第五,調查小組既然號稱「不受行政(尤其是校長)干預」,但是校事會議本身竟然還可以否決調查小組的建議,然後再追加罪狀;且所加的罪狀還是憑空想像,根本沒有證據可言。

從2019年惡修教師法後,很多「山大王校長」漸漸覺得校事會議真好用,尤其在對付不聽話的老師,更是好用。

只要有人檢舉,不管是真的有人檢舉,還是套招找人檢舉。反正在我這個山大王主導下,自然會「依法立案」。立案後,我就慢慢養案拖時間。反正教育法規只規定「調查小組」成立後兩個月內要完成調查,又沒規定我什麼時日以前非成立「調查小組」不可。這好呀!教育法規給我山大王空白支票,讓我自己填,我要凌遲你多久、就凌遲你多久,心理素質不好的,我還能將你折磨出病症來。看誰以後還膽敢挑戰我山大王的權威?再說,既然教育法規沒規定什麼時日以前要組成調查小組,那麼我山大王校長就可以慢慢「養案」、「蒐羅案件」甚至「製造案件」。何況我山大王校長所找的調查委員,我說誰是公正人士,誰就是公正人士;我說誰是專家學者,誰就是專家學者。
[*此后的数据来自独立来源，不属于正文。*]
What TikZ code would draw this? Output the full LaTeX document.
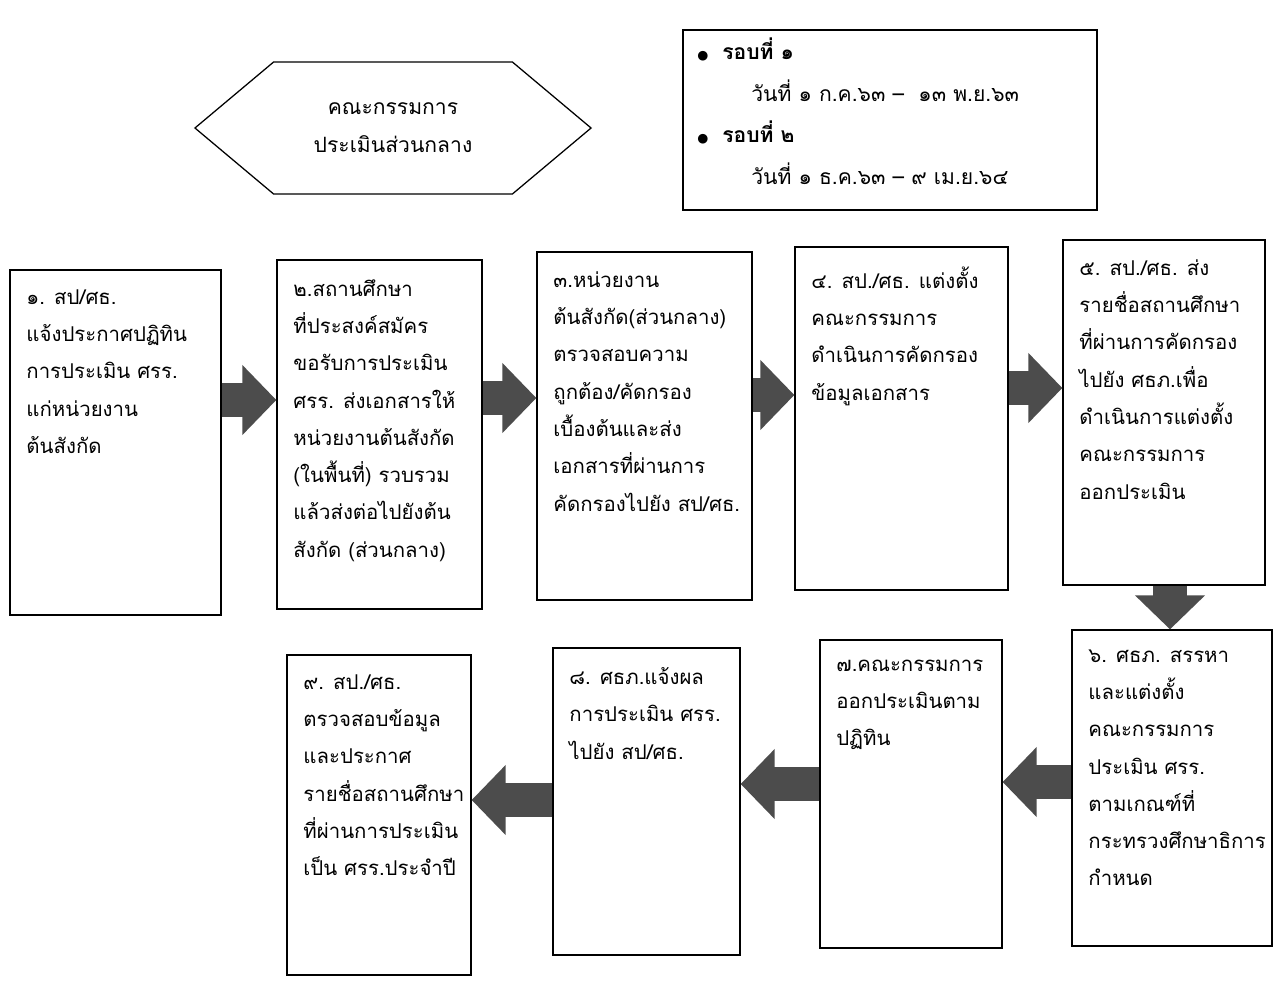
\documentclass[tikz,border=0pt]{standalone}
\usepackage{fontspec}
\usepackage{tikz}
\usetikzlibrary{fit,shapes.symbols,arrows.meta}
\newfontfamily\thaifont[Script=Thai]{Loma}
\newfontfamily\symfont{DejaVu Sans}

\begin{document}
\begin{tikzpicture}[x=0.025cm, y=-0.025cm, every node/.style={font=\thaifont\fontsize{14.5}{26.5}\selectfont},
    stepbox/.style={draw, line width=0.9pt, inner sep=0pt},
    steptext/.style={anchor=north west, align=left, inner sep=0pt, xshift=0.42cm, yshift=-0.5cm},
    bigarrow/.style={line width=0.85cm, draw=black!70, -{Triangle[width=1.7cm, length=0.85cm]}}]
    \path[use as bounding box, fill=white] (0,0) rectangle (1280,980);

    \node (board) [draw, line width=0.9pt, signal, signal to=west and east, signal pointer angle=80,
        minimum width=9.9cm, minimum height=3.3cm, align=center,
        font=\thaifont\fontsize{15}{27}\selectfont] at (393,128) {คณะกรรมการ\\ประเมินส่วนกลาง};
    \node (rounds) [stepbox, fit={(683,30) (1097,210)}] {};
    \node (roundstext) [anchor=north west, align=left, inner sep=0pt,
        font=\thaifont\fontsize{15}{29.5}\selectfont] at (697,38)
        {{\symfont\small ●}\hspace{0.35cm}\textbf{รอบที่ ๑}\\
         \hspace*{1.35cm}วันที่ ๑ ก.ค.๖๓ –\ \ ๑๓ พ.ย.๖๓\\
         {\symfont\small ●}\hspace{0.35cm}\textbf{รอบที่ ๒}\\
         \hspace*{1.35cm}วันที่ ๑ ธ.ค.๖๓ – ๙ เม.ย.๖๔};

    \node (b1) [stepbox, fit={(10,270) (221,615)}] {};
    \node (b2) [stepbox, fit={(277,260) (482,609)}] {};
    \node (b3) [stepbox, fit={(537,252) (752,600)}] {};
    \node (b4) [stepbox, fit={(795,247) (1008,590)}] {};
    \node (b5) [stepbox, fit={(1063,240) (1265,585)}] {};
    \node (b6) [stepbox, fit={(1072,630) (1272,946)}] {};
    \node (b7) [stepbox, fit={(820,640) (1002,948)}] {};
    \node (b8) [stepbox, fit={(553,648) (740,955)}] {};
    \node (b9) [stepbox, fit={(287,655) (471,975)}] {};

    \node (t1) [steptext] at (b1.north west) {๑. สป/ศธ.\\แจ้งประกาศปฏิทิน\\การประเมิน ศรร.\\แก่หน่วยงาน\\ต้นสังกัด};
    \node (t2) [steptext] at (b2.north west) {๒.สถานศึกษา\\ที่ประสงค์สมัคร\\ขอรับการประเมิน\\ศรร. ส่งเอกสารให้\\หน่วยงานต้นสังกัด\\(ในพื้นที่) รวบรวม\\แล้วส่งต่อไปยังต้น\\สังกัด (ส่วนกลาง)};
    \node (t3) [steptext] at (b3.north west) {๓.หน่วยงาน\\ต้นสังกัด(ส่วนกลาง)\\ตรวจสอบความ\\ถูกต้อง/คัดกรอง\\เบื้องต้นและส่ง\\เอกสารที่ผ่านการ\\คัดกรองไปยัง สป/ศธ.};
    \node (t4) [steptext] at (b4.north west) {๔. สป./ศธ. แต่งตั้ง\\คณะกรรมการ\\ดำเนินการคัดกรอง\\ข้อมูลเอกสาร};
    \node (t5) [steptext] at (b5.north west) {๕. สป./ศธ. ส่ง\\รายชื่อสถานศึกษา\\ที่ผ่านการคัดกรอง\\ไปยัง ศธภ.เพื่อ\\ดำเนินการแต่งตั้ง\\คณะกรรมการ\\ออกประเมิน};
    \node (t6) [steptext] at (b6.north west) {๖. ศธภ. สรรหา\\และแต่งตั้ง\\คณะกรรมการ\\ประเมิน ศรร.\\ตามเกณฑ์ที่\\กระทรวงศึกษาธิการ\\กำหนด};
    \node (t7) [steptext] at (b7.north west) {๗.คณะกรรมการ\\ออกประเมินตาม\\ปฏิทิน};
    \node (t8) [steptext] at (b8.north west) {๘. ศธภ.แจ้งผล\\การประเมิน ศรร.\\ไปยัง สป/ศธ.};
    \node (t9) [steptext] at (b9.north west) {๙. สป./ศธ.\\ตรวจสอบข้อมูล\\และประกาศ\\รายชื่อสถานศึกษา\\ที่ผ่านการประเมิน\\เป็น ศรร.ประจำปี};

    \draw[bigarrow] (b1.east |- 0,400) -- (b2.west |- 0,400);
    \draw[bigarrow] (b2.east |- 0,398) -- (b3.west |- 0,398);
    \draw[bigarrow] (b3.east |- 0,395) -- (b4.west |- 0,395);
    \draw[bigarrow] (b4.east |- 0,388) -- (b5.west |- 0,388);
    \draw[bigarrow] (b5.south -| 1170,0) -- (b6.north -| 1170,0);
    \draw[bigarrow] (b6.west |- 0,782) -- (b7.east |- 0,782);
    \draw[bigarrow] (b7.west |- 0,784) -- (b8.east |- 0,784);
    \draw[bigarrow] (b8.west |- 0,800) -- (b9.east |- 0,800);
\end{tikzpicture}
\end{document}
不只用資源拉攏自己人,而且還要什麼調查報告有什麼調查報告。俗話說:「舉證之所在,敗訴之所在。」既然證人我山大王自己找,我自然也可以得到我要的證詞,因為「說謊無罪、偽證萬歲!」最後,調查報告所提的建議,看我山大王心情決定。我山大王心情不爽,就繼續追加罪狀,即使沒有證據也無所謂,只要有人提供證詞即可。

當然這一切最重要的眉角在此啦!各處室主任甚至組長是我山大王任命的,所以我要怎麼解釋、怎麼做,誰敢忤逆我山大王。至於教育局或地方政治人物那邊,我山大王早已鋪墊多年,不然我怎麼會一天到晚經常不在學校?所以老師想要申訴,開玩笑,我山大王在教育界這麼久,都不知道老師申訴怎麼會贏?至於行政訴訟,那是教育局的事,教育局自然會派出律師前往。反正這些老師們根本不懂得、也無心研究法規,要他們蒐證,更不可能。所以我山大王在申訴和行政訴訟一定可以大獲全勝。